◆ Instructions to follow
Copy exactly, leaving out every image, the lines from the one with "Write the D3.js code for this chart." through the one with "d3.scaleLinear().domain([0, 5]).range([mBottom, mTop]);", inclusive.

◆ Records for the exercise

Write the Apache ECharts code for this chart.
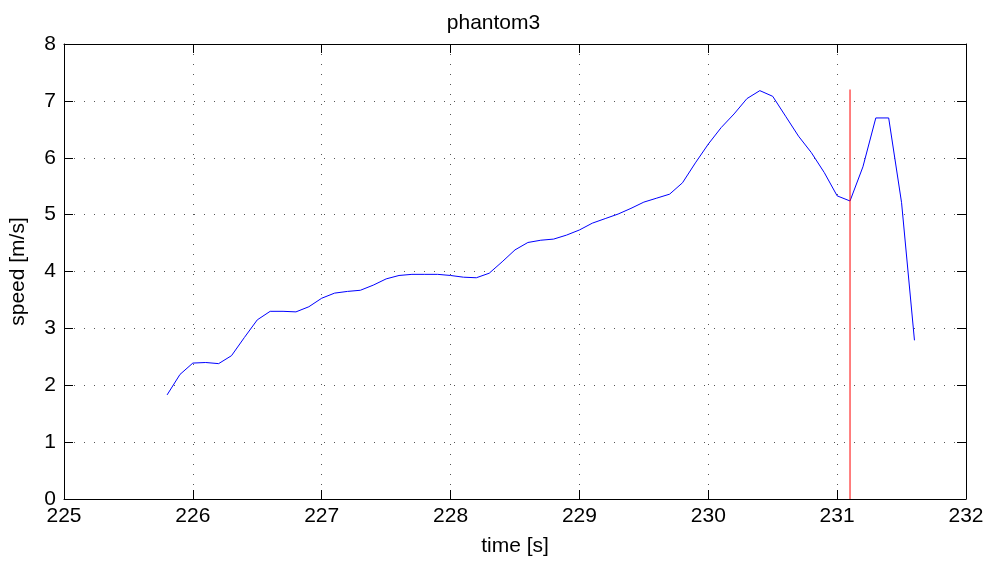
<!DOCTYPE html>
<html>
<head>
<meta charset="utf-8">
<script src="https://cdn.jsdelivr.net/npm/echarts@6/dist/echarts.min.js"></script>
<style>
  html, body { margin: 0; padding: 0; background: #fff; }
  #main { width: 987px; height: 562px; }
</style>
</head>
<body>
<div id="main"></div>
<script>
// time stamps [s]
var times = [
  225.8, 225.9, 226.0, 226.1, 226.2, 226.3, 226.4, 226.5, 226.6, 226.7,
  226.8, 226.9, 227.0, 227.1, 227.2, 227.3, 227.4, 227.5, 227.6, 227.7,
  227.8, 227.9, 228.0, 228.1, 228.2, 228.3, 228.4, 228.5, 228.6, 228.7,
  228.8, 228.9, 229.0, 229.1, 229.2, 229.3, 229.4, 229.5, 229.6, 229.7,
  229.8, 229.9, 230.0, 230.1, 230.2, 230.3, 230.4, 230.5, 230.6, 230.7,
  230.8, 230.9, 231.0, 231.1, 231.2, 231.3, 231.4, 231.5, 231.6
];
// speed [m/s]
var speeds = [
  1.83, 2.19, 2.39, 2.40, 2.38, 2.52, 2.84, 3.15, 3.30, 3.30,
  3.29, 3.38, 3.53, 3.62, 3.65, 3.67, 3.76, 3.87, 3.93, 3.95,
  3.95, 3.95, 3.93, 3.90, 3.89, 3.97, 4.17, 4.38, 4.51, 4.55,
  4.57, 4.64, 4.73, 4.85, 4.93, 5.01, 5.11, 5.22, 5.29, 5.36,
  5.56, 5.91, 6.24, 6.53, 6.77, 7.04, 7.18, 7.08, 6.73, 6.38,
  6.09, 5.74, 5.33, 5.24, 5.84, 6.70, 6.70, 5.21, 2.79
];
// red marker line
var markerTime = 231.1;
var markerSpan = [0, 7.2];

var lineData = times.map(function (t, i) { return [t, speeds[i]]; });
var markerData = markerSpan.map(function (v) { return [markerTime, v]; });

var font = 'Liberation Sans, Arial, Helvetica, sans-serif';
var gridLine = { show: true, lineStyle: { color: '#555', width: 1, type: [1, 9] } };
var frame = { show: true, onZero: false, lineStyle: { color: '#000', width: 1 } };
var ticks = { show: true, inside: true, length: 9, lineStyle: { color: '#000' } };

var chart = echarts.init(document.getElementById('main'));
chart.setOption({
  animation: false,
  backgroundColor: '#fff',
  title: {
    text: 'phantom3',
    left: 'center',
    top: 8,
    textStyle: { fontFamily: font, fontSize: 21, fontWeight: 'normal', color: '#000' }
  },
  grid: { left: 62, right: 21, top: 44, bottom: 61 },
  xAxis: [{
    type: 'value', min: 225, max: 232, interval: 1,
    name: 'time [s]', nameLocation: 'middle', nameGap: 37,
    nameTextStyle: { fontFamily: font, fontSize: 21, color: '#000' },
    axisLine: frame,
    axisTick: ticks,
    axisLabel: { fontFamily: font, fontSize: 21, color: '#000', margin: 7 },
    splitLine: gridLine
  }, {
    type: 'value', min: 225, max: 232, interval: 1, position: 'top',
    axisLine: frame,
    axisTick: ticks,
    axisLabel: { show: false },
    splitLine: { show: false }
  }],
  yAxis: [{
    type: 'value', min: 0, max: 8, interval: 1,
    name: 'speed [m/s]', nameLocation: 'middle', nameGap: 35,
    nameTextStyle: { fontFamily: font, fontSize: 21, color: '#000' },
    axisLine: frame,
    axisTick: ticks,
    axisLabel: { fontFamily: font, fontSize: 21, color: '#000', margin: 8 },
    splitLine: gridLine
  }, {
    type: 'value', min: 0, max: 8, interval: 1, position: 'right',
    axisLine: frame,
    axisTick: ticks,
    axisLabel: { show: false },
    splitLine: { show: false }
  }],
  series: [{
    type: 'line',
    data: lineData,
    showSymbol: false,
    lineStyle: { color: '#0000ff', width: 1 },
    z: 3
  }, {
    type: 'line',
    data: markerData,
    showSymbol: false,
    lineStyle: { color: '#ff0000', width: 1 },
    z: 4
  }]
});
</script>
</body>
</html>
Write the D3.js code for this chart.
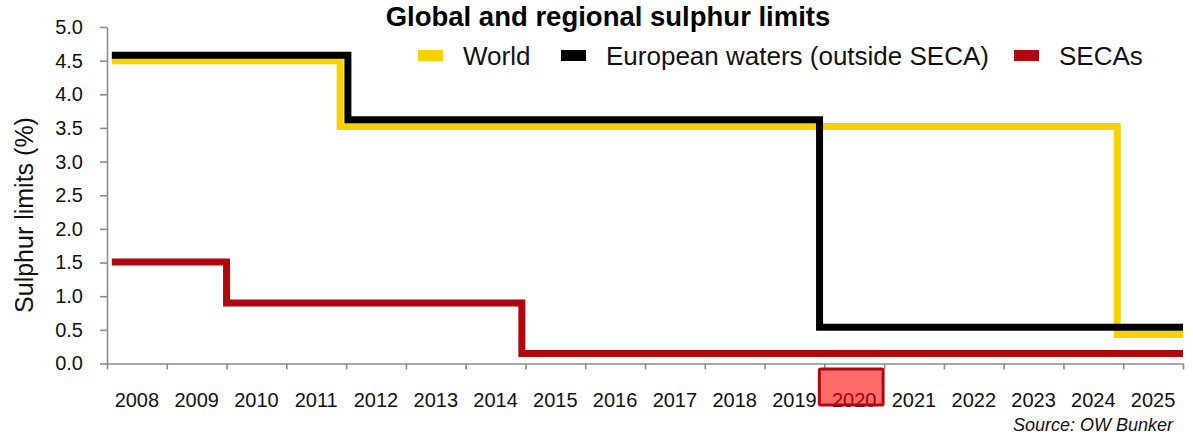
<!DOCTYPE html>
<html>
<head>
<meta charset="utf-8">
<script src="https://cdn.jsdelivr.net/npm/d3@7"></script>
<style>
  html, body { margin: 0; padding: 0; background: #fff; }
  svg { display: block; font-family: "Liberation Sans", Arial, sans-serif; }
</style>
</head>
<body>
<svg id="chart" width="1193" height="434"></svg>
<script>
// ---- Data ----
const years = ["2008","2009","2010","2011","2012","2013","2014","2015","2016","2017","2018","2019","2020","2021","2022","2023","2024","2025"];
const yTicks = [0, 0.5, 1.0, 1.5, 2.0, 2.5, 3.0, 3.5, 4.0, 4.5, 5.0];
const seriesNames = ["World", "European waters (outside SECA)", "SECAs"];
// step change points: [time in years, limit %]
const worldSteps = [[2008.08, 4.5], [2011.9, 3.52], [2024.9, 0.43], [2026, 0.43]];
const europeSteps = [[2008.08, 4.58], [2012.03, 3.62], [2019.92, 0.54], [2026, 0.54]];
const secaSteps = [[2008.08, 1.51], [2010.0, 0.9], [2014.94, 0.15], [2026, 0.15]];
const highlightYear = "2020";
const titleText = "Global and regional sulphur limits";
const yTitle = "Sulphur limits (%)";
const sourceText = "Source: OW Bunker";

// ---- Layout ----
const mLeft = 107, mRight = 1183, mTop = 27, mBottom = 363.5;
const colors = { world: "#F8D200", europe: "#000000", seca: "#B0070E" };

const svg = d3.select("#chart");

const xLin = d3.scaleLinear().domain([2008, 2026]).range([mLeft, mRight]);
const xBand = d3.scaleBand().domain(years).range([mLeft, mRight]).padding(0);
const y = d3.scaleLinear().domain([0, 5]).range([mBottom, mTop]);

// Y axis
const yAxis = svg.append("g")
  .attr("transform", `translate(${mLeft},0)`)
  .call(d3.axisLeft(y).tickValues(yTicks).tickFormat(d3.format(".1f")).tickSize(7).tickPadding(17).tickSizeOuter(0));
yAxis.select(".domain").attr("stroke", "#8c8c8c").attr("stroke-width", 1.6);
yAxis.selectAll(".tick line").attr("stroke", "#8c8c8c").attr("stroke-width", 1.6);
yAxis.selectAll(".tick text").attr("font-size", 20).attr("fill", "#111").attr("font-family", "Liberation Sans, Arial, sans-serif");

// X axis (tick marks at year boundaries)
const xAxis = svg.append("g")
  .attr("transform", `translate(0,${mBottom})`)
  .call(d3.axisBottom(xLin).tickValues(d3.range(2008, 2027)).tickFormat("").tickSize(6).tickSizeOuter(0));
xAxis.select(".domain").attr("stroke", "#8c8c8c").attr("stroke-width", 1.6);
xAxis.selectAll(".tick line").attr("stroke", "#8c8c8c").attr("stroke-width", 1.6);

// X labels centred in each year band
svg.append("g").selectAll("text")
  .data(years).join("text")
  .attr("x", d => xBand(d) + xBand.bandwidth() / 2)
  .attr("y", 407)
  .attr("text-anchor", "middle")
  .attr("font-size", 20)
  .attr("fill", "#111")
  .text(d => d);

// Lines
const line = d3.line()
  .x(d => xLin(d[0]))
  .y(d => y(d[1]))
  .curve(d3.curveStepAfter);

const drawSeries = (data, color) => svg.append("path")
  .datum(data)
  .attr("d", line)
  .attr("fill", "none")
  .attr("stroke", color)
  .attr("stroke-width", 7)
  .attr("stroke-linejoin", "miter");

drawSeries(worldSteps, colors.world);
drawSeries(europeSteps, colors.europe);
drawSeries(secaSteps, colors.seca);

// Highlight box around 2020 label
svg.append("rect")
  .attr("x", xBand(highlightYear) - 5)
  .attr("y", 369)
  .attr("width", xBand.bandwidth() + 4)
  .attr("height", 36)
  .attr("fill", "rgba(255,0,0,0.58)")
  .attr("stroke", "#B0070E")
  .attr("stroke-width", 3)
  .attr("rx", 1.5);

// Title
svg.append("text")
  .attr("x", 608).attr("y", 26)
  .attr("text-anchor", "middle")
  .attr("font-size", 27.5)
  .attr("font-weight", "bold")
  .attr("fill", "#000")
  .text(titleText);

// Legend
const legendItems = [
  { name: seriesNames[0], color: colors.world, x: 418 },
  { name: seriesNames[1], color: colors.europe, x: 561 },
  { name: seriesNames[2], color: colors.seca, x: 1014 }
];
const lg = svg.append("g").selectAll("g").data(legendItems).join("g")
  .attr("transform", d => `translate(${d.x},0)`);
lg.append("rect").attr("x", 0).attr("y", 50).attr("width", 25).attr("height", 11).attr("fill", d => d.color);
lg.append("text").attr("x", 45).attr("y", 65).attr("font-size", 26).attr("fill", "#111").text(d => d.name);

// Y axis title
svg.append("text")
  .attr("transform", `translate(33,215) rotate(-90)`)
  .attr("text-anchor", "middle")
  .attr("font-size", 25)
  .attr("fill", "#111")
  .text(yTitle);

// Source
svg.append("text")
  .attr("x", 1173).attr("y", 431)
  .attr("text-anchor", "end")
  .attr("font-size", 18)
  .attr("font-style", "italic")
  .attr("fill", "#111")
  .text(sourceText);
</script>
</body>
</html>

◆ Output below
Write the D3.js code for this chart.
<!DOCTYPE html>
<html>
<head>
<meta charset="utf-8">
<script src="https://cdn.jsdelivr.net/npm/d3@7"></script>
<style>
  html, body { margin: 0; padding: 0; background: #fff; }
  svg { display: block; font-family: "Liberation Sans", Arial, sans-serif; }
</style>
</head>
<body>
<svg id="chart" width="1193" height="434"></svg>
<script>
// ---- Data ----
const years = ["2008","2009","2010","2011","2012","2013","2014","2015","2016","2017","2018","2019","2020","2021","2022","2023","2024","2025"];
const yTicks = [0, 0.5, 1.0, 1.5, 2.0, 2.5, 3.0, 3.5, 4.0, 4.5, 5.0];
const seriesNames = ["World", "European waters (outside SECA)", "SECAs"];
// step change points: [time in years, limit %]
const worldSteps = [[2008.08, 4.5], [2011.9, 3.52], [2024.9, 0.43], [2026, 0.43]];
const europeSteps = [[2008.08, 4.58], [2012.03, 3.62], [2019.92, 0.54], [2026, 0.54]];
const secaSteps = [[2008.08, 1.51], [2010.0, 0.9], [2014.94, 0.15], [2026, 0.15]];
const highlightYear = "2020";
const titleText = "Global and regional sulphur limits";
const yTitle = "Sulphur limits (%)";
const sourceText = "Source: OW Bunker";

// ---- Layout ----
const mLeft = 107, mRight = 1183, mTop = 27, mBottom = 363.5;
const colors = { world: "#F8D200", europe: "#000000", seca: "#B0070E" };

const svg = d3.select("#chart");

const xLin = d3.scaleLinear().domain([2008, 2026]).range([mLeft, mRight]);
const xBand = d3.scaleBand().domain(years).range([mLeft, mRight]).padding(0);
const y = d3.scaleLinear().domain([0, 5]).range([mBottom, mTop]);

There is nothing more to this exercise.